There’s something off about that picture on the dresser, too. The picture isn’t terribly easy to make out, but there are two people in it. Since there are two characters in the game (you and your child), I assume they’re the characters. For some reason, half of one person is cut off. I assume that’s our character as the person on the right looks like a child. It’s weird to have a framed picture where half of your face is cut off, isn’t it? It was a tiny detail that I only really paid attention to on a later playthrough, but it made me feel a strange unease about the connection between the mother and her son.

And the ticking clock. Mimic starts off with this clock ticking away in the silence of the room. The sound is almost overwhelming, it’s so loud. It feels like it’s right on top of you as you explore the first few areas. If you wander around the bathroom, kitchen, and living room, it continues to follow you. The only time it fades away is when you walk toward your kid’s room. Its volume and continued presence made me feel uncomfortable wandering around. It somehow made me feel even more creeped out when it went away as I walked down the strangely-long hallway to my kid’s room.

That hallway, steeped in those same liquid shadows that dripped down the walls, was filled with a disquieting silence. The walls felt too close. It took far too long to get down there to where my child waited for me. It hinted that I would be in big trouble if something happened while I was outside the room since it would take so long to get there. However, those black and blue shadows were dark and deep along this hall. It felt soaked with gore and blackened chunks. I know it was just a trick of the color choice and visuals, but it felt like something had already died down here and been splattered on the walls.

Mimic

That feeling doesn’t get any better when you see your son in Mimic. If you were expecting the boy from the photo, you’d be mistaken. This child lies with his arms at his sides. His feet are at straight angles. It’s the face that disturbs, though. Your son looks gaunt. His cheeks have sunk, shadows filling them. He looks like he’s grinning, but it’s more like his flesh has pulled tight against his teeth and skull. He looks emaciated and sickly, only barely moving.

There are some disturbing crayon drawings beside the bed. There’s a red person with black hands outstretched from behind its head. Several dark figures with red splotches beside their heads. It looks like your son has drawn him a few times. You know what your monstrous enemy will look like. Your son talks about a dream where something dragged him under the bed. How he doesn’t want to be taken. Well, just don’t let the thing under the bed grab him. Easy, right? Unfortunately, your son wants a drink of water. That’s all the way down that long, long hall again.
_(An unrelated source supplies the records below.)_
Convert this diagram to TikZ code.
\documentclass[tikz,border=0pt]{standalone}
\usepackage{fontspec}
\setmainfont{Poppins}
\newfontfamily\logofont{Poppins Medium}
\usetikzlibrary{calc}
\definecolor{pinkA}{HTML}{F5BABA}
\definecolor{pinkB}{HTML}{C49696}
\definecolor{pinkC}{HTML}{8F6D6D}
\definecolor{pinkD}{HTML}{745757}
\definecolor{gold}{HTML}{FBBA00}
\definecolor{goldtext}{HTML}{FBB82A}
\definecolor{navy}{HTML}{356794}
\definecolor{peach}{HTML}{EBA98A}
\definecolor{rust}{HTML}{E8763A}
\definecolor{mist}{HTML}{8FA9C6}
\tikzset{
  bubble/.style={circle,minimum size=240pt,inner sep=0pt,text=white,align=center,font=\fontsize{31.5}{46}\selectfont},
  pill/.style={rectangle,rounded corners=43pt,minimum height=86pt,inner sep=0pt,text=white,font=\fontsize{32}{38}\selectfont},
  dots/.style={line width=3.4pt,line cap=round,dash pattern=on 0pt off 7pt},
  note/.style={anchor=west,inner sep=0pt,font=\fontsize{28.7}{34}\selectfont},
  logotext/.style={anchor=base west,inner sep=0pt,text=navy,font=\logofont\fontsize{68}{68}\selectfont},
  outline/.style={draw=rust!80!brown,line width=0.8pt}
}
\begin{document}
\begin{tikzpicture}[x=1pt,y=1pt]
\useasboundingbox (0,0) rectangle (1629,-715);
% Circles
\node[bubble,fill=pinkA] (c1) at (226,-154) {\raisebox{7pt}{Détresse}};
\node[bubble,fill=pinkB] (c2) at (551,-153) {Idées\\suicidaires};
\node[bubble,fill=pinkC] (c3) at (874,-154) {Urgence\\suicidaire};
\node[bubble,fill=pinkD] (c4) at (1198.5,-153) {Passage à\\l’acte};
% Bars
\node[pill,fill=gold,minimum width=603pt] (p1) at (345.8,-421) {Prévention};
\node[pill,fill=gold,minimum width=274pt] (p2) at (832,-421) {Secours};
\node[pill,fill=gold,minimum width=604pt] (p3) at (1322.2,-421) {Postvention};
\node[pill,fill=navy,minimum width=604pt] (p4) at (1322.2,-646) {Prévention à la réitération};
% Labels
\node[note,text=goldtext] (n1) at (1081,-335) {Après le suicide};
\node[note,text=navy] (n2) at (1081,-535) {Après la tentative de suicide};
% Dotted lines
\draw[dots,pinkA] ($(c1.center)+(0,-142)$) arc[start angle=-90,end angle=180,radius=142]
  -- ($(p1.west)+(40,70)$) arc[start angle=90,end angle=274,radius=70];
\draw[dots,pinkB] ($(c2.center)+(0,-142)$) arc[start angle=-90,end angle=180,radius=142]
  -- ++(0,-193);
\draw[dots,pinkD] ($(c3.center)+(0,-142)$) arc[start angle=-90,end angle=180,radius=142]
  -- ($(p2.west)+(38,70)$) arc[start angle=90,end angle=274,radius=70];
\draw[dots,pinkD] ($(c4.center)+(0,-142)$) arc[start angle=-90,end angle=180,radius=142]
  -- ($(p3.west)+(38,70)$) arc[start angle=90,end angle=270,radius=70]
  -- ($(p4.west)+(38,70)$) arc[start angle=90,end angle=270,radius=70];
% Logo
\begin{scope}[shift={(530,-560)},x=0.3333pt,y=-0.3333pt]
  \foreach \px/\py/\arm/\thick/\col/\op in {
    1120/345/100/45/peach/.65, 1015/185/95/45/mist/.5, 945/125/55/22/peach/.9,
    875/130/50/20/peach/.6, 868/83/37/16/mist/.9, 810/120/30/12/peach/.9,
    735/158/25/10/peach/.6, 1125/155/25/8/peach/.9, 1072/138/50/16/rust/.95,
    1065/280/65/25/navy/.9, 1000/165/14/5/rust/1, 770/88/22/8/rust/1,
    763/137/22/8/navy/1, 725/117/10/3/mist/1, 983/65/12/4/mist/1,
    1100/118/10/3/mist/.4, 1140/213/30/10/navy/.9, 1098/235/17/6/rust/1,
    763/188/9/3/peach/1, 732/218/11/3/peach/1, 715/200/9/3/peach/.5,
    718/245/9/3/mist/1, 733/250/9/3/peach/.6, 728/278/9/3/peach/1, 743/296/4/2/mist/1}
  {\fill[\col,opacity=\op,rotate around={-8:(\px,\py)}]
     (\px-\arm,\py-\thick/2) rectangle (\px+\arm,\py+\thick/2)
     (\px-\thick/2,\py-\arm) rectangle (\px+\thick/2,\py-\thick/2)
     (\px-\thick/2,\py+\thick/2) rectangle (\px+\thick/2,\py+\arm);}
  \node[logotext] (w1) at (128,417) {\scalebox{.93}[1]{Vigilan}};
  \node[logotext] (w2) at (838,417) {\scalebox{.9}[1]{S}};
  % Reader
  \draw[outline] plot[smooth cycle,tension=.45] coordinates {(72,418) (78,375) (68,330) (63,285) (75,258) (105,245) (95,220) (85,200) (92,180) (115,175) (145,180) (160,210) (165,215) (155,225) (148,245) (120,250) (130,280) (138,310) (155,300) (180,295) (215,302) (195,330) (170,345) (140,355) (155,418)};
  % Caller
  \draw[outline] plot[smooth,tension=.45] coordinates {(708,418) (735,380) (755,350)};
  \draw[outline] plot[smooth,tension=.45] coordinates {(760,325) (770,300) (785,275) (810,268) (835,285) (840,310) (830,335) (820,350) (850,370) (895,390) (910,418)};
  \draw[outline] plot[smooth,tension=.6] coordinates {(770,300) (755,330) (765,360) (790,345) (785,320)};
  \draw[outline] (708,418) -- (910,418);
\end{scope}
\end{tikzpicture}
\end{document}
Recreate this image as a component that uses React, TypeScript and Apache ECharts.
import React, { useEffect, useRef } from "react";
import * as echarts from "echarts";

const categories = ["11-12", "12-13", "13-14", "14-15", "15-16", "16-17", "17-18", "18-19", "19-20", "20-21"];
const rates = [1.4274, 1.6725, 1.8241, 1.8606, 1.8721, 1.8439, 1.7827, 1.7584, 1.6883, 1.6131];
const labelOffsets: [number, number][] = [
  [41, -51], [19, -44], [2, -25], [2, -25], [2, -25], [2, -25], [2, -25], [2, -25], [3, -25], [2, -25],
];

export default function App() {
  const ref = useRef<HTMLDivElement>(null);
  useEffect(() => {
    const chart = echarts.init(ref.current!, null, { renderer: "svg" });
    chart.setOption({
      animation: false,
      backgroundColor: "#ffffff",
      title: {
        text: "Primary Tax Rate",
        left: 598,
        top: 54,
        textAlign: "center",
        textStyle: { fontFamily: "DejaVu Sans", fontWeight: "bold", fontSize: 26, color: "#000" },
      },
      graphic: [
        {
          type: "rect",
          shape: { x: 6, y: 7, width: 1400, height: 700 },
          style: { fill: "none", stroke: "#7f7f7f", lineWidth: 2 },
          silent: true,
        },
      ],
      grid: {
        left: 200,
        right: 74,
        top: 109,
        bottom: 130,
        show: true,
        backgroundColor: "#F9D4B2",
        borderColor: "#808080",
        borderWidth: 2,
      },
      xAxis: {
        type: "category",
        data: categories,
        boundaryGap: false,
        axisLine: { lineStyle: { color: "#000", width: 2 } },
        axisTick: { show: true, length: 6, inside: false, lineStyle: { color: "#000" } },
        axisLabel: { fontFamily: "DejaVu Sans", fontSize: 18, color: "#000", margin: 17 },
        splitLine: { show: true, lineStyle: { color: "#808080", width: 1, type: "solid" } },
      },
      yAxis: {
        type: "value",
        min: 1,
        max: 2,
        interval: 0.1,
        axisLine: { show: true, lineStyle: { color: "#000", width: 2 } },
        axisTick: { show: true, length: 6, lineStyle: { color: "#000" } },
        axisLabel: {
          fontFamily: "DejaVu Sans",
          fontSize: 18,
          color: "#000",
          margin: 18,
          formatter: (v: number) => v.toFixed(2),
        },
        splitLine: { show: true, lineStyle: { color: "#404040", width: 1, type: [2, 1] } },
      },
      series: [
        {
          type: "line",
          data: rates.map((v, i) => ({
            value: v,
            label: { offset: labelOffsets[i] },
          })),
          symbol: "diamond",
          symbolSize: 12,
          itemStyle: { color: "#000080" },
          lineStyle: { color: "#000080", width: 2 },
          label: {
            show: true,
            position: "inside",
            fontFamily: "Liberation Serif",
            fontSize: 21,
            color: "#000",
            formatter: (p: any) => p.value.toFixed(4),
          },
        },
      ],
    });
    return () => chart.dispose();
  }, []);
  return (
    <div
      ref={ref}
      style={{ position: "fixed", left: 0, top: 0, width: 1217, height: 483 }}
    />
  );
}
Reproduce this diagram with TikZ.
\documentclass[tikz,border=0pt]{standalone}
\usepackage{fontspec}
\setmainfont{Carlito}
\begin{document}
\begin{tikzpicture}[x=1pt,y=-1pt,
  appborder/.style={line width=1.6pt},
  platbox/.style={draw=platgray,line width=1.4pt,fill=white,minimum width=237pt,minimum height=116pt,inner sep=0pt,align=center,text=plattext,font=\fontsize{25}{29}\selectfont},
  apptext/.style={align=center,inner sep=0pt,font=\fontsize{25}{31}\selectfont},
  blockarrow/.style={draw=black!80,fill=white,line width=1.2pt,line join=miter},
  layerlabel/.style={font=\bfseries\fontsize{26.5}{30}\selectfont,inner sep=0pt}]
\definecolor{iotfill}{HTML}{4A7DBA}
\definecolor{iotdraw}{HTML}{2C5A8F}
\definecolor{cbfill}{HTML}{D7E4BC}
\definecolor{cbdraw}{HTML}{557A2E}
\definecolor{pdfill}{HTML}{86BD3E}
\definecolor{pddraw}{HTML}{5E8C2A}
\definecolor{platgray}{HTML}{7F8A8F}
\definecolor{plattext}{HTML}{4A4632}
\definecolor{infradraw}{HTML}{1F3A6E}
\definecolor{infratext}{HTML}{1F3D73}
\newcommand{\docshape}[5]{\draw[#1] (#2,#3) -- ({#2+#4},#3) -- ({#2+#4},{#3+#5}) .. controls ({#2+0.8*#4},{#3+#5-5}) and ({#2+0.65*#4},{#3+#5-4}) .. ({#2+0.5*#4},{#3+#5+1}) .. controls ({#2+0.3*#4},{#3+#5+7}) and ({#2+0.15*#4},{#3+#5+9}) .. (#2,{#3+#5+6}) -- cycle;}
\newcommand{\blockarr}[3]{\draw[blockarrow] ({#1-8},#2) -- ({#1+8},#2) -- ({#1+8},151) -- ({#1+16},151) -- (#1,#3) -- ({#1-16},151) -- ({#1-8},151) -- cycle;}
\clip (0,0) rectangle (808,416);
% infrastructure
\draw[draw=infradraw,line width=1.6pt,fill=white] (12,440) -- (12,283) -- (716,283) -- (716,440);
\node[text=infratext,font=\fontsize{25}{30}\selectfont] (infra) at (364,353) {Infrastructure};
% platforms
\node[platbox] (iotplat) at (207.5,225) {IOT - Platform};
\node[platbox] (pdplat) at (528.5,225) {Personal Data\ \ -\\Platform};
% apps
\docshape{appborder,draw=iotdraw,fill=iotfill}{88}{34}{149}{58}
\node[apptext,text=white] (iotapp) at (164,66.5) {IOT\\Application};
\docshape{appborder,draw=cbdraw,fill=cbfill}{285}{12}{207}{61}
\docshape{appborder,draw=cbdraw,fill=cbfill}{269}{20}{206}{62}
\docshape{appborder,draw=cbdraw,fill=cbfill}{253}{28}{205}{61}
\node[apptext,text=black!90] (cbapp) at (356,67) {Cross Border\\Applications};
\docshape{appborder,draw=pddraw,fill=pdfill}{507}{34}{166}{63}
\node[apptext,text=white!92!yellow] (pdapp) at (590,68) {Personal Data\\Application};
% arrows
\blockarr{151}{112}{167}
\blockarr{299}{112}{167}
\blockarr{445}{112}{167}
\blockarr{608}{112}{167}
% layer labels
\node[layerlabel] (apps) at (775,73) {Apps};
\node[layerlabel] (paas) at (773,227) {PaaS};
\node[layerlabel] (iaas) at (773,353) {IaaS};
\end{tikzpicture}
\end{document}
Your son will send you for many things throughout Mimic. All of this gives you more time to soak in those smeared shadows and let your imagination take hold. You feel you start to see shapes in the darkness. The same blue shadows seem to be outside your windows and standing in the night. Now, they look vaguely humanoid. Televisions turn on when no one is watching them. The ticking clock gives way to an even louder knocking at your door. It looks like blood begins to soak the wall behind your son. He talks about a presence watching from behind his eyes.

You need to save your son in Mimic, but one look at the eerie colors and smeared shadows of this place make it feel like you've already lost him before the game starts.

Things crumble so quickly in this game. Strange presences start to appear around the house. They talk about how they’re cold. They’re hungry. Frighteningly, they all call you mom before they disappear. Combined with the eerie shadows that look like blood, it feels like this place is screaming its meaning at you. The oppressive, unnerving clock chips at the mind. The shadows themselves seem to be made of blood. Figures call out in suffering to their mother. The walk to your son’s room always feels like you’ll be too slow and too late. You can’t help but feel that you’ve lost before you start.

Mimic uses color and visuals to create this feeling that your son is already dead before you can even try to save him. It plays with your imagination to give the sense that blood soaks the walls. The ever-ticking clock weighs you down, and the disturbing silence of your son’s room feels like a living heartbeat that dies when you enter. It all creates this overwhelmingly dark sensation as you play. I normally have some hope of saving people when I play a horror game like this, but when the monster finally showed up, it felt like I was watching something that I knew was destined to happen.